A tweet from her account earlier this week thanking her supporters and the “countless helpful and sincere uniformed police officers who worked on my case” had aroused suspicions that the message was dictated, or even sent, by police.  But Zhao told the Post she had sent the tweets.

 

Zhao’s husband called on the newspaper to release audio of the interview.

 

The SCMP’s report is only text. If their interview was via phone, I ask them to broadcast this audio file and let the public know,” You told RFA.

 

Zhao’s defense lawyer Ren, who wasn’t allowed to meet with her during her year in detention, was detained last week after he went to Tianjin police to investigate reports that she was sexually abused in jail. He stands accused of “spreading rumors” after he looked into the sexual assault reports.

 

Ren’s defense lawyers, Chang Boyang and Zhang Junjie went to the detention center for two consecutive days to request a meeting with Ren but failed, Chang said.

 

“I just went to the detention center with attorney Zhang Junjie today to ask to see lawyer Ren, but we were not allowed to meet him.

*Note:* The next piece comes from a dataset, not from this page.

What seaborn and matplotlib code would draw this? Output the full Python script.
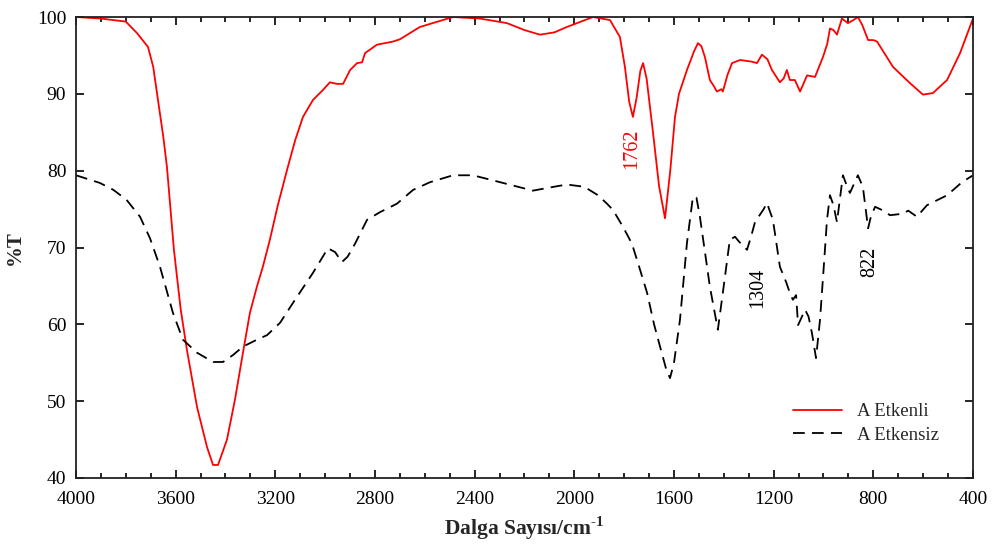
import numpy as np
import pandas as pd
import matplotlib
matplotlib.use("Agg")
import matplotlib.pyplot as plt
from matplotlib.ticker import MultipleLocator
import seaborn as sns

# ---- data ----
red_w = [4000, 3900, 3800, 3755, 3711, 3690, 3671, 3650, 3635, 3607, 3580, 3555, 3514, 3474,
         3450, 3430, 3394, 3362, 3330, 3302, 3274, 3250, 3222, 3190, 3153, 3120, 3089, 3049,
         3009, 2981, 2953, 2928, 2900, 2872, 2852, 2840, 2792, 2728, 2700, 2620, 2487, 2379,
         2270, 2200, 2138, 2080, 2030, 1925, 1857, 1817, 1797, 1780, 1765, 1750, 1735, 1724,
         1710, 1684, 1660, 1636, 1615, 1596, 1580, 1548, 1520, 1504, 1490, 1476, 1456, 1440,
         1428, 1410, 1404, 1385, 1367, 1335, 1290, 1267, 1247, 1225, 1207, 1175, 1160, 1147,
         1135, 1115, 1094, 1066, 1034, 1002, 985, 974, 960, 946, 926, 902, 880, 862, 845, 821,
         800, 785, 721, 653, 601, 561, 504, 452, 400]
red_t = [100, 99.8, 99.4, 97.9, 96.1, 93.5, 89.2, 84.5, 80.5, 69.7, 62, 56.7, 49.2, 44,
         41.7, 41.7, 45, 50.2, 56.3, 61.5, 64.9, 67.5, 71, 75.5, 80.1, 84, 87, 89.2,
         90.5, 91.5, 91.3, 91.3, 93.1, 94, 94.1, 95.3, 96.4, 96.8, 97.1, 98.7, 100, 99.8,
         99.2, 98.3, 97.7, 98, 98.7, 100, 99.6, 97.4, 93.5, 89, 87, 89.5, 93, 94,
         92, 84.9, 78, 73.8, 80, 87, 90, 93.1, 95.5, 96.6, 96.2, 94.8, 91.8, 91,
         90.3, 90.6, 90.3, 92.5, 94, 94.4, 94.2, 94, 95.1, 94.5, 93.1, 91.5, 92, 93.1,
         91.8, 91.8, 90.3, 92.4, 92.2, 94.8, 96.5, 98.5, 98.3, 97.7, 99.8, 99.2, 99.6, 100, 99, 97,
         97, 96.8, 93.5, 91.4, 89.9, 90.1, 91.8, 95.3, 99.8]

black_w = [4000, 3904, 3850, 3797, 3743, 3703, 3663, 3611, 3571, 3514, 3450, 3410, 3370, 3330,
           3280, 3233, 3181, 3129, 3049, 2989, 2960, 2933, 2910, 2880, 2832, 2780, 2712, 2647,
           2579, 2487, 2407, 2298, 2166, 2100, 2030, 1960, 1905, 1869, 1845, 1805, 1777, 1765,
           1740, 1708, 1680, 1656, 1630, 1616, 1600, 1576, 1548, 1524, 1510, 1496, 1456, 1424,
           1404, 1376, 1355, 1340, 1307, 1290, 1275, 1240, 1227, 1203, 1175, 1150, 1135, 1123,
           1110, 1102, 1074, 1060, 1046, 1030, 1014, 1000, 986, 974, 960, 946, 922, 906, 894,
           862, 842, 821, 810, 793, 760, 733, 681, 660, 625, 585, 504, 444, 400]
black_t = [79.4, 78.4, 77.5, 76.2, 74, 71.2, 67.5, 61.5, 58, 56.3, 55.1, 55.1, 56, 57.1,
           57.9, 58.6, 60.2, 62.8, 66.7, 69.9, 69.4, 68.1, 68.8, 70.5, 73.6, 74.6, 75.7, 77.5,
           78.5, 79.4, 79.4, 78.5, 77.4, 77.8, 78.2, 77.9, 76.8, 75.7, 74.9, 72.7, 71, 70.1,
           67.5, 64.1, 60, 57.1, 54, 53, 55, 60.6, 70.6, 76.6, 76.5, 74, 64.9, 59.3,
           64.1, 71, 71.4, 70.8, 69.7, 71.5, 73.3, 75, 75.8, 73.6, 67.5, 65.5, 64.1, 63.2,
           63.8, 59.9, 61.9, 61, 58.8, 55.6, 60.6, 67, 73.6, 76.8, 75.5, 73.3, 79.4, 78, 77.1,
           79.4, 77.9, 72.5, 74, 75.3, 74.8, 74.2, 74.4, 74.8, 74, 75.5, 76.8, 78.5, 79.4]

series_names = ["A Etkenli", "A Etkensiz"]
annot_text = ["1762", "1304", "822"]
annot_w = [1769, 1265, 813]
annot_t = [82.9, 64.7, 68.1]
annot_col = ["red", "black", "black"]

x_ticks = [4000, 3600, 3200, 2800, 2400, 2000, 1600, 1200, 800, 400]
y_ticks = [40, 50, 60, 70, 80, 90, 100]

df = pd.DataFrame({
    "w": red_w + black_w,
    "T": red_t + black_t,
    "series": [series_names[0]] * len(red_w) + [series_names[1]] * len(black_w),
})

# ---- style ----
sns.set_style("ticks")
plt.rcParams["font.family"] = ["Liberation Serif", "DejaVu Serif"]
plt.rcParams["mathtext.fontset"] = "custom"
plt.rcParams["mathtext.rm"] = "Liberation Serif"
plt.rcParams["mathtext.bf"] = "Liberation Serif:bold"

fig = plt.figure(figsize=(9.95, 5.45), dpi=100)
ax = fig.add_axes([76 / 995, 1 - 478 / 545, (973 - 76) / 995, (478 - 17) / 545])

sns.lineplot(data=df, x="w", y="T", hue="series", style="series",
             hue_order=series_names, style_order=series_names,
             palette={series_names[0]: "#ff0000", series_names[1]: "black"},
             dashes={series_names[0]: "", series_names[1]: (6.5, 4)},
             estimator=None, sort=False, linewidth=1.3, ax=ax)

ax.set_xlim(4000, 400)
ax.set_ylim(40, 100)
ax.set_xticks(x_ticks)
ax.set_yticks(y_ticks)
ax.xaxis.set_minor_locator(MultipleLocator(100))
ax.tick_params(axis="both", which="both", direction="in", top=True, right=True,
               labelsize=14, width=1.2, colors="black")
ax.tick_params(axis="both", which="major", length=6)
ax.tick_params(axis="x", which="major", pad=9)
ax.tick_params(axis="y", which="major", pad=7)
ax.tick_params(axis="x", which="minor", length=3.5)
for s in ax.spines.values():
    s.set_linewidth(1.3)
    s.set_color("#222222")

ax.set_xlabel("Dalga Sayısı/cm$^{\\mathbf{\u2010}\\mathbf{1}}$", fontsize=15.5,
              fontweight="bold", labelpad=5)
ax.set_ylabel("%T", fontsize=15, fontweight="bold", labelpad=9)

for t, w, v, c in zip(annot_text, annot_w, annot_t, annot_col):
    ax.text(w, v, t, rotation=90, color=c, fontsize=14.5, ha="center", va="center")

leg = ax.legend(loc="upper left", bbox_to_anchor=((793 - 76) / 897, (478 - 403) / 461),
                frameon=False, fontsize=13.5, handlelength=2.6, handletextpad=0.8,
                borderaxespad=0, borderpad=0, labelspacing=0.35)

fig.savefig("out.png", dpi=100)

The reason is that investigators are still interrogating him,” he told RFA’s Mandarin Service on Thursday.

 

We tried to visit him yesterday as well but were told that the investigators were still questioning him. And today they gave us the same answer. We protested against this refusal, requesting a meeting with Ren in 48 hours,” Chang said.

 

Ren’s wife has also been summoned for questioning, the lawyers said.

 

The year-old crackdown on China’s embattled legal profession comes amid a broader clampdown on rights activists and non-government organizations (NGOs) campaigning for social justice.

 

Raids that began on July 9 and 10, 2015 of Beijing’s Fengrui law firm, where Zhao worked as an assistant, widened to include the detention and interrogation of some 319 lawyers, paralegals, law firm employees and rights activists.